Even within countries, inequalities are grotesque. In the Indian states of Uttar Pradesh and Bihar, primary school enrolment for scheduled caste and scheduled tribe girls is 37 per cent, compared with 60 per cent for girls from non-scheduled castes.

Women grow between 60–80 per cent of the food produced in most developing countries, yet own less than 2 per cent of the land.

Such extremes are both morally repugnant and a criminal waste of talent and potential.

What is required is nothing less than a global new deal – a redistribution of power, opportunities, and assets.

Oxfam’s experience in more than 100 countries around the world shows that the necessary redistribution can best be accomplished through a combination of active citizens and effective nation states.

If people are to live with dignity, and if states, firms, and others are to be held accountable for their actions, it is critical that people are able to determine the course of their own lives, fighting for rights and justice.

The book sets out a vision of women and men in communities everywhere, who are equipped with education, enjoy good health, have rights, dignity, and voice – and are in charge of their own destinies.

Rich countries have to tackle harmful practices in their own constituencies first.
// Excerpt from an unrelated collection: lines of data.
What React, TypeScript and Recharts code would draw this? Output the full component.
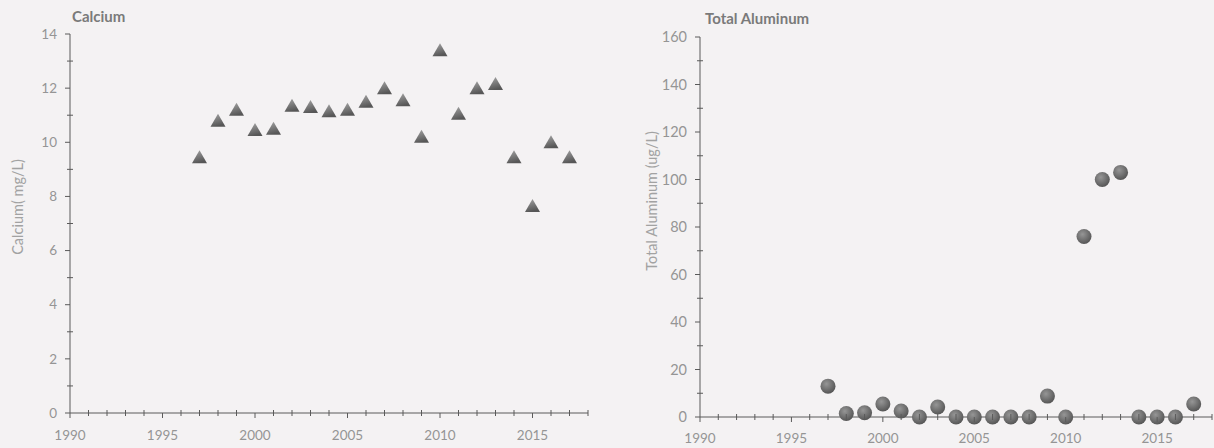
import React from 'react';
import { ScatterChart, Scatter, XAxis, YAxis, Label } from 'recharts';

const years = [1997, 1998, 1999, 2000, 2001, 2002, 2003, 2004, 2005, 2006, 2007, 2008, 2009, 2010, 2011, 2012, 2013, 2014, 2015, 2016, 2017];
const calcium = [9.45, 10.8, 11.2, 10.45, 10.5, 11.35, 11.3, 11.15, 11.2, 11.5, 12.0, 11.55, 10.2, 13.4, 11.05, 12.0, 12.15, 9.45, 7.65, 10.0, 9.45];
const aluminum = [13, 1.5, 1.8, 5.5, 2.5, 0, 4.2, 0, 0, 0, 0, 0, 8.8, 0, 76, 100, 103, 0, 0, 0, 5.5];

const yearTicks = [1990, 1991, 1992, 1993, 1994, 1995, 1996, 1997, 1998, 1999, 2000, 2001, 2002, 2003, 2004, 2005, 2006, 2007, 2008, 2009, 2010, 2011, 2012, 2013, 2014, 2015, 2016, 2017, 2018];
const calciumTicks = [0, 1, 2, 3, 4, 5, 6, 7, 8, 9, 10, 11, 12, 13, 14];
const aluminumTicks = [0, 10, 20, 30, 40, 50, 60, 70, 80, 90, 100, 110, 120, 130, 140, 150, 160];

const calciumData = years.map((year, i) => ({ year, value: calcium[i] }));
const aluminumData = years.map((year, i) => ({ year, value: aluminum[i] }));

const FONT = 'Lato, "Open Sans", sans-serif';
const AXIS = '#5a5a5a';
const TICK_TEXT = '#959595';

const YTick = ({ x, y, payload, step, size }: any) => {
  const major = payload.value % step === 0;
  return (
    <g>
      <line x1={major ? x - 5 : x - 3} x2={major ? x : x + 3} y1={y} y2={y} stroke={AXIS} strokeWidth={1} />
      {major && (
        <text x={x - 13} y={y} dy="0.35em" textAnchor="end" fill={TICK_TEXT} fontSize={size} fontFamily={FONT}>
          {payload.value}
        </text>
      )}
    </g>
  );
};

const XTick = ({ x, y, payload, gap }: any) => {
  const major = payload.value % 5 === 0;
  return (
    <g>
      <line x1={x} x2={x} y1={major ? y : y - 3} y2={major ? y + 5 : y + 3} stroke={AXIS} strokeWidth={1} />
      {major && (
        <text x={x} y={y + gap} dy="0.35em" textAnchor="middle" fill={TICK_TEXT} fontSize={13.5} fontFamily={FONT}>
          {payload.value}
        </text>
      )}
    </g>
  );
};

const Triangle = ({ cx, cy }: any) => (
  <polygon
    points={`${cx},${cy - 7} ${cx + 7.5},${cy + 6} ${cx - 7.5},${cy + 6}`}
    fill="url(#triGrad)"
  />
);

const Dot = ({ cx, cy }: any) => <circle cx={cx} cy={cy} r={7.5} fill="url(#dotGrad)" />;

const sideTitle = (text: string, x: number, cy: number) => () => (
  <text
    x={x}
    y={cy}
    transform={`rotate(-90 ${x} ${cy})`}
    textAnchor="middle"
    dy="0.35em"
    fill="#a2a2a2"
    fontSize={14.5}
    fontFamily={FONT}
  >
    {text}
  </text>
);

const titleStyle: React.CSSProperties = {
  position: 'absolute',
  fontFamily: FONT,
  fontSize: 15,
  fontWeight: 700,
  color: '#7a7a7a',
  lineHeight: '18px',
};

export default function App() {
  return (
    <div style={{ position: 'absolute', left: 0, top: 0, width: 1214, height: 448, background: '#f4f2f3', overflow: 'hidden' }}>
      <div style={{ ...titleStyle, left: 72, top: 7 }}>Calcium</div>
      <div style={{ ...titleStyle, left: 705, top: 9 }}>Total Aluminum</div>

      <div style={{ position: 'absolute', left: 0, top: 0 }}>
        <ScatterChart width={607} height={448} margin={{ top: 34, right: 19, bottom: 5, left: 12 }}>
          <defs>
            <linearGradient id="triGrad" x1="0" y1="0" x2="0.3" y2="1">
              <stop offset="0%" stopColor="#a6a6a6" />
              <stop offset="100%" stopColor="#575757" />
            </linearGradient>
          </defs>
          <XAxis
            type="number"
            dataKey="year"
            domain={[1990, 2018]}
            ticks={yearTicks}
            interval={0}
            tickSize={0}
            tickMargin={0}
            tickLine={false}
            height={30}
            axisLine={{ stroke: AXIS }}
            tick={(p: any) => <XTick {...p} gap={22} />}
          />
          <YAxis
            type="number"
            dataKey="value"
            domain={[0, 14]}
            ticks={calciumTicks}
            interval={0}
            tickSize={0}
            tickMargin={0}
            tickLine={false}
            width={58}
            axisLine={{ stroke: AXIS }}
            tick={(p: any) => <YTick {...p} step={2} size={13.5} />}
          >
            <Label content={sideTitle('Calcium( mg/L)', 18, 207)} />
          </YAxis>
          <Scatter data={calciumData} shape={<Triangle />} isAnimationActive={false} />
        </ScatterChart>
      </div>

      <div style={{ position: 'absolute', left: 607, top: 0 }}>
        <ScatterChart width={607} height={448} margin={{ top: 37, right: 2, bottom: 1, left: 36 }}>
          <defs>
            <radialGradient id="dotGrad" cx="0.4" cy="0.35" r="0.7">
              <stop offset="0%" stopColor="#969696" />
              <stop offset="100%" stopColor="#525252" />
            </radialGradient>
          </defs>
          <XAxis
            type="number"
            dataKey="year"
            domain={[1990, 2018]}
            ticks={yearTicks}
            interval={0}
            tickSize={0}
            tickMargin={0}
            tickLine={false}
            height={30}
            axisLine={{ stroke: AXIS }}
            tick={(p: any) => <XTick {...p} gap={21} />}
          />
          <YAxis
            type="number"
            dataKey="value"
            domain={[0, 160]}
            ticks={aluminumTicks}
            interval={0}
            tickSize={0}
            tickMargin={0}
            tickLine={false}
            width={57}
            axisLine={{ stroke: AXIS }}
            tick={(p: any) => <YTick {...p} step={20} size={14.5} />}
          >
            <Label content={sideTitle('Total Aluminum (ug/L)', 45, 201)} />
          </YAxis>
          <Scatter data={aluminumData} shape={<Dot />} isAnimationActive={false} />
        </ScatterChart>
      </div>
    </div>
  );
}
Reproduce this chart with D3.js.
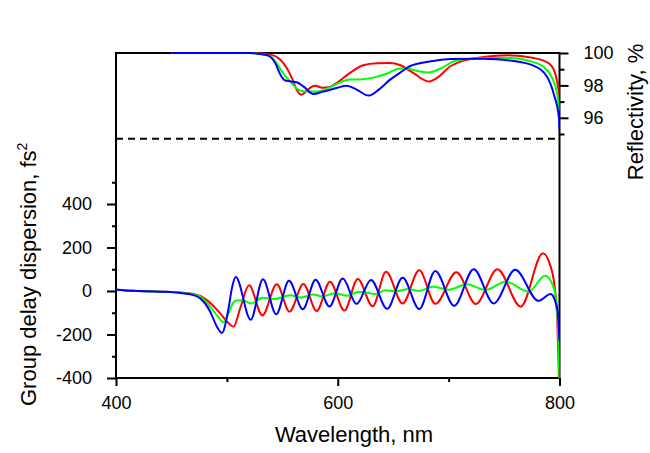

For instance, cracking down on arms trade, human trafficking, forced liberalisation of trade and markets, planet destroying carbon emissions.

Some of the exemplary case studies highlighted in this publication include the 2004 legislation passed by the Morocco government to protect women’s rights, improved access to HIV/AIDS treatment in South Africa and India’s campaign of National Rural Employment Guarantee Scheme.

A major thrust of the book is that development requires not just effective governments but also active citizens; not just good policies but also good politics; and not just local action but global cooperation as well.